## What is needed
Could the lines from the start of the data through the line with "(psg) at (456,6)" be set down exactly, with no pictures among them?

## Data extract
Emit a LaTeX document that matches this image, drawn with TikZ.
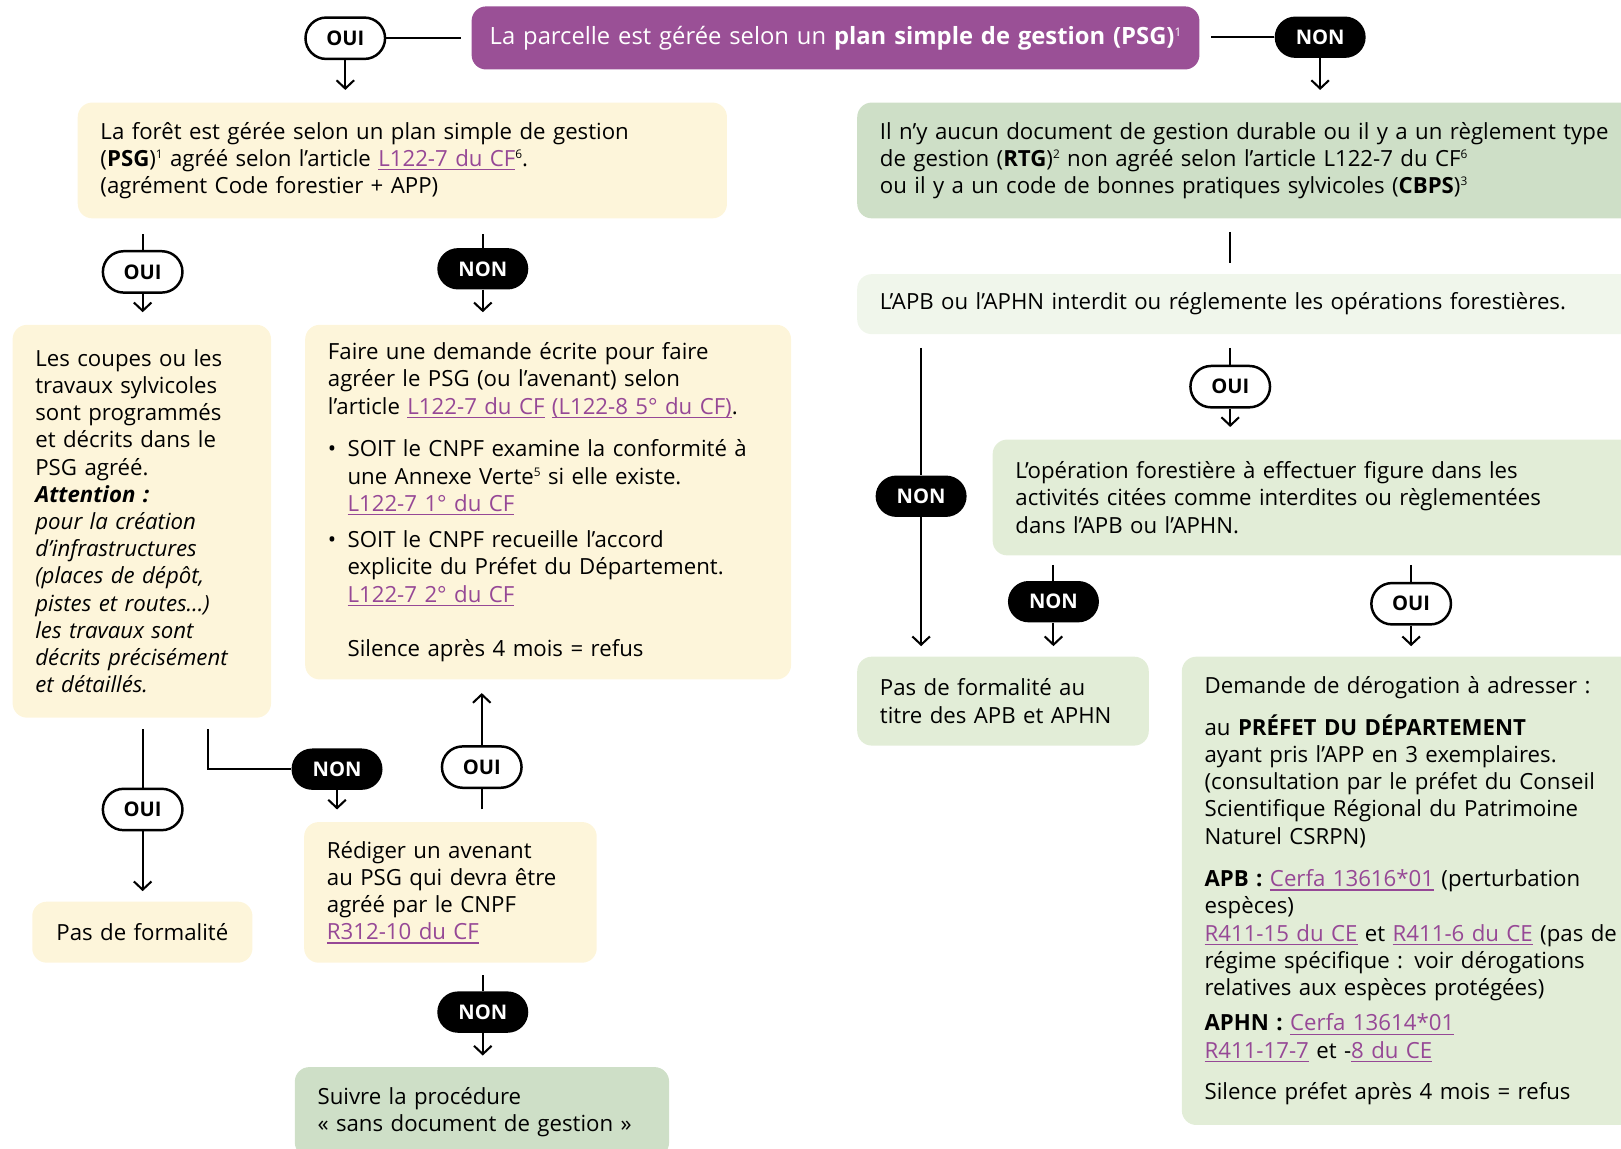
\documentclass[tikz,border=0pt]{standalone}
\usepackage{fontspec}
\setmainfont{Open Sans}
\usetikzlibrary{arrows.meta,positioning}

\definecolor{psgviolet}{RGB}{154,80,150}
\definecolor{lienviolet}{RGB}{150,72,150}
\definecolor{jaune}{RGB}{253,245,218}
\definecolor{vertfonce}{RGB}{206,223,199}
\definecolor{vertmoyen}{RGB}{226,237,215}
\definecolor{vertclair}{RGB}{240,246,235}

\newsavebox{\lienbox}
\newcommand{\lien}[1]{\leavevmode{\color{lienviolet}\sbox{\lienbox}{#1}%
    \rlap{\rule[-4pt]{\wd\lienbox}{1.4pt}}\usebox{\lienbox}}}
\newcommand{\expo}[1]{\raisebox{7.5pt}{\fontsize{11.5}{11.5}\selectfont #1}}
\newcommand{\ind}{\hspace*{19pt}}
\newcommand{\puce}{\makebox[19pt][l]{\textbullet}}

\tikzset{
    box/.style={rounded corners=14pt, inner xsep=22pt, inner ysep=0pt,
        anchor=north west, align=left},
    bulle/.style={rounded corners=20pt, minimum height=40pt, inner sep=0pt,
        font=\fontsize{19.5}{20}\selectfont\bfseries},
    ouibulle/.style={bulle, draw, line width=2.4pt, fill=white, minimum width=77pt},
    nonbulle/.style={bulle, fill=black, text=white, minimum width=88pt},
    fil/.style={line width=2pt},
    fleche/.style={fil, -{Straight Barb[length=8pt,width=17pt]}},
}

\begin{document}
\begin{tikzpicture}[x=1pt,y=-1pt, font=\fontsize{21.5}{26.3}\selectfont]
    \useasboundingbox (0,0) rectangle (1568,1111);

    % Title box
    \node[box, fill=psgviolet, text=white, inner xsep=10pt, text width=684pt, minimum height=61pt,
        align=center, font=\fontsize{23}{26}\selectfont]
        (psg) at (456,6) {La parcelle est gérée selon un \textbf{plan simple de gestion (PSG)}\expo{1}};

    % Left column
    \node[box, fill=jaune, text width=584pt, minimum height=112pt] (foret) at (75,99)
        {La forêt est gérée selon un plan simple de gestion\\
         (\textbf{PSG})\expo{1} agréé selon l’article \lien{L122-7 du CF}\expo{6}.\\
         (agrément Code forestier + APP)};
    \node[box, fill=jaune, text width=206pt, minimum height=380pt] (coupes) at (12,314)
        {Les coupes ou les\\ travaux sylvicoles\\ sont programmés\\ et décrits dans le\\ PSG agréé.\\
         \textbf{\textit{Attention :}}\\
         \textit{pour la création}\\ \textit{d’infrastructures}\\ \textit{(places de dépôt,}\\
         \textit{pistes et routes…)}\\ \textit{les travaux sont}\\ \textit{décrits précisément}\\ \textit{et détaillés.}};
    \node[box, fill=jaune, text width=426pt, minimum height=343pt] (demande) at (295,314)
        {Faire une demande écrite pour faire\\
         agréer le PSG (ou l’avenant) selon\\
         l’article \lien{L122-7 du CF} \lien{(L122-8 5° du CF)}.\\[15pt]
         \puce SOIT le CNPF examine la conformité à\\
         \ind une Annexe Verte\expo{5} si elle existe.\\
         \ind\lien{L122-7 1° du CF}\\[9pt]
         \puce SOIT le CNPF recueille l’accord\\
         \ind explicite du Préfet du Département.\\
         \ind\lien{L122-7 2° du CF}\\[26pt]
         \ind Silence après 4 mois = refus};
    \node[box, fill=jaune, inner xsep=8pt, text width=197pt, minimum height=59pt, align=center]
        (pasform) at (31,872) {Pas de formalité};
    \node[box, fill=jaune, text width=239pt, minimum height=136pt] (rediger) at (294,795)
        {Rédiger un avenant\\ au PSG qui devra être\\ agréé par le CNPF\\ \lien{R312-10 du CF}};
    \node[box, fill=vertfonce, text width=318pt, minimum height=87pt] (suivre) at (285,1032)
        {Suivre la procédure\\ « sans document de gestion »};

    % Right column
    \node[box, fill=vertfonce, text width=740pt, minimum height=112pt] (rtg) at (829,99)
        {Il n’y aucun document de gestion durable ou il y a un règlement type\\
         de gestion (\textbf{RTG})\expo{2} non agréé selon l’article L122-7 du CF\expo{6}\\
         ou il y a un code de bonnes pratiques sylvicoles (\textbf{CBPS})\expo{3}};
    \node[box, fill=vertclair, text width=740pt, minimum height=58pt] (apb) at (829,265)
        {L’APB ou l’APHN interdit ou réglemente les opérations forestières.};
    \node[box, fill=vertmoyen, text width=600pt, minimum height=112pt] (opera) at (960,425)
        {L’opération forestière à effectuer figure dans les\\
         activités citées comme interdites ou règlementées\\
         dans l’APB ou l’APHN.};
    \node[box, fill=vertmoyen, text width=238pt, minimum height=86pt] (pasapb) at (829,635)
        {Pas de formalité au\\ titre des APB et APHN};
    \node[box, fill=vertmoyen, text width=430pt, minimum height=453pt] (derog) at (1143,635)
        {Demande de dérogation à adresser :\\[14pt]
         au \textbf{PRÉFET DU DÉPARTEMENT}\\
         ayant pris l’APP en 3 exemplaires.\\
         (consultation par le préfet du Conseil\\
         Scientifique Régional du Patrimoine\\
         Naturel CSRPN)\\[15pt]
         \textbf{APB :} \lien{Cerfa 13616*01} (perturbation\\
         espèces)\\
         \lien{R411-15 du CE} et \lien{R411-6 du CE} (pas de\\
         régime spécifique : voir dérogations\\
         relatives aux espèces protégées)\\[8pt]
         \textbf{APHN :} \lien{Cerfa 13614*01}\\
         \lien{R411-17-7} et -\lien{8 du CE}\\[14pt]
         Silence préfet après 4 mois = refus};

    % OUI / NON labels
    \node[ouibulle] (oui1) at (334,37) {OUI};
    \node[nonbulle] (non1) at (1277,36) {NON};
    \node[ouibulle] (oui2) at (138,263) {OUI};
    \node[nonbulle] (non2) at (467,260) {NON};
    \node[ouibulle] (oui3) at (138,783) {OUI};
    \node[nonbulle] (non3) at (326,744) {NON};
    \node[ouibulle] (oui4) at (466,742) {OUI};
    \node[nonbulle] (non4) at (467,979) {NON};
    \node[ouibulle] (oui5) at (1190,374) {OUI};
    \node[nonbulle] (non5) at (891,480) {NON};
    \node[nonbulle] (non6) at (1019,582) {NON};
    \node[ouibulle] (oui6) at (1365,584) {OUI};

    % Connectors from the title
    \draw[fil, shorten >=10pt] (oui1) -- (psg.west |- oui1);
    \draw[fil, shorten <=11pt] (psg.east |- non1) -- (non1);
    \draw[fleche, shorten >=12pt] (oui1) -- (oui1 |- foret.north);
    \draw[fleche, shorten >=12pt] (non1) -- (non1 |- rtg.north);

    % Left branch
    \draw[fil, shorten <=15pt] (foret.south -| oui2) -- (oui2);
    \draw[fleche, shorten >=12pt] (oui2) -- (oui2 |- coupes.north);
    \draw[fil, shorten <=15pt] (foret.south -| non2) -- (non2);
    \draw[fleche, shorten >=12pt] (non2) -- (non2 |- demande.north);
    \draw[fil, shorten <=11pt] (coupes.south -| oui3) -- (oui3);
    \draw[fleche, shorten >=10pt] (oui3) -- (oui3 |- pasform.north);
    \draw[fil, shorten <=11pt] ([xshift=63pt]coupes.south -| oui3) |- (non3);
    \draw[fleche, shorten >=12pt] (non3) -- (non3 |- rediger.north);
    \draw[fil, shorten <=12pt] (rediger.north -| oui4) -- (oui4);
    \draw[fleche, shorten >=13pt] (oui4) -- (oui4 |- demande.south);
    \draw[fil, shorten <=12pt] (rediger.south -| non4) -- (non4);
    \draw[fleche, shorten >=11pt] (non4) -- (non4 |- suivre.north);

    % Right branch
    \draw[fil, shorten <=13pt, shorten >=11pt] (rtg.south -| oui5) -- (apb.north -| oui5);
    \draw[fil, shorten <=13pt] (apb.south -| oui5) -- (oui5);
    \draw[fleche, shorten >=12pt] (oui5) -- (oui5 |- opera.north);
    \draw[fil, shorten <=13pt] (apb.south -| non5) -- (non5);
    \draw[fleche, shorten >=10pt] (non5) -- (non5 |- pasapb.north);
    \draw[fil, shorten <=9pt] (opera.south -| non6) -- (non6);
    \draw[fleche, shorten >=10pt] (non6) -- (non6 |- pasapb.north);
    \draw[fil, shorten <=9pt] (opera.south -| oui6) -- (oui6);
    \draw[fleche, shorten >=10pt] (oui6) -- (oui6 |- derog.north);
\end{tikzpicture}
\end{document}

## Task response
Emit a LaTeX document that matches this image, drawn with TikZ.
\documentclass[tikz,border=0pt]{standalone}
\usepackage{fontspec}
\setmainfont{Open Sans}
\usetikzlibrary{arrows.meta,positioning}

\definecolor{psgviolet}{RGB}{154,80,150}
\definecolor{lienviolet}{RGB}{150,72,150}
\definecolor{jaune}{RGB}{253,245,218}
\definecolor{vertfonce}{RGB}{206,223,199}
\definecolor{vertmoyen}{RGB}{226,237,215}
\definecolor{vertclair}{RGB}{240,246,235}

\newsavebox{\lienbox}
\newcommand{\lien}[1]{\leavevmode{\color{lienviolet}\sbox{\lienbox}{#1}%
    \rlap{\rule[-4pt]{\wd\lienbox}{1.4pt}}\usebox{\lienbox}}}
\newcommand{\expo}[1]{\raisebox{7.5pt}{\fontsize{11.5}{11.5}\selectfont #1}}
\newcommand{\ind}{\hspace*{19pt}}
\newcommand{\puce}{\makebox[19pt][l]{\textbullet}}

\tikzset{
    box/.style={rounded corners=14pt, inner xsep=22pt, inner ysep=0pt,
        anchor=north west, align=left},
    bulle/.style={rounded corners=20pt, minimum height=40pt, inner sep=0pt,
        font=\fontsize{19.5}{20}\selectfont\bfseries},
    ouibulle/.style={bulle, draw, line width=2.4pt, fill=white, minimum width=77pt},
    nonbulle/.style={bulle, fill=black, text=white, minimum width=88pt},
    fil/.style={line width=2pt},
    fleche/.style={fil, -{Straight Barb[length=8pt,width=17pt]}},
}

\begin{document}
\begin{tikzpicture}[x=1pt,y=-1pt, font=\fontsize{21.5}{26.3}\selectfont]
    \useasboundingbox (0,0) rectangle (1568,1111);

    % Title box
    \node[box, fill=psgviolet, text=white, inner xsep=10pt, text width=684pt, minimum height=61pt,
        align=center, font=\fontsize{23}{26}\selectfont]
        (psg) at (456,6) {La parcelle est gérée selon un \textbf{plan simple de gestion (PSG)}\expo{1}};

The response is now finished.